Denn wie so häufig erreichen einstige Kritikerlieblinge im Laufe der Jahre einen gewissen Kultstatus, erschließen sich durch Mund-zu-Mund-Propaganda eine Fangemeinde oder werden einfach nur so lange in diversen Sonderangeboten verramscht, bis es irgendwann genug Leute gespielt haben. Mittlerweile dürfte die Zeit reif sein für Psychonauts 2, denn seit dem Erscheinen des ersten Teils hat sich die Spielelandschaft grundlegend verändert: Während der Markt damals von großen Publishern dominiert wurde, die stets ein möglichst breites Publikum ansprechen mussten, weil in den Händlerregalen nur begrenzter Platz für Spieleschachteln vorhanden war, brachte die Möglichkeit zum unkomplizierten Downloadkauf eine lebendige Indieszene hervor, die die Gehirne der Spieler auch für abseitige Ideen und ausgefallene Wahrnehmungen geöffnet hat.

Genau darum geht es in Psychonauts: ins Eindringen von Gehirnen und deren surreale Gedanken- und Wahrnehmungswelten per Telepathie. Ihr übernehmt die Rolle des jungen Razputin, der im ersten Teil aus dem Zirkus geflohen war und ins Ferienlager der Psychonauten platzte, wo er seine Begabung als Gedankenreisender entdeckte und einer großen Verschwörung auf die Schliche kam.
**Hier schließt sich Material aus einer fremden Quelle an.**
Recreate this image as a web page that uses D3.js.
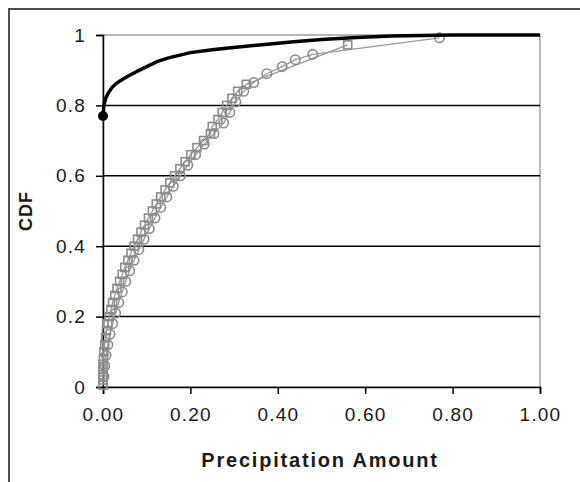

Die Psychonauten bilden eine übersinnliche Spezialeinheit – gewissermaßen eine Art telepathisches S.H.I.E.L.D. oder MiB – , die in die Gehirne der Menschen vordringen, um im Idealfall die Welt vor wahnsinnigen Bösewichtern zu retten. Oder einfach nur turbulenten Schabernack zu treiben. Das herausstechende Merkmal an Psychonauts war dementsprechend die fantasievolle Gestaltung der jeweiligen Gedankenwelt als surreales Panoptikum verschwommener Erinnerungen, irrlichternder Traumata und verwirrter Eindrücke.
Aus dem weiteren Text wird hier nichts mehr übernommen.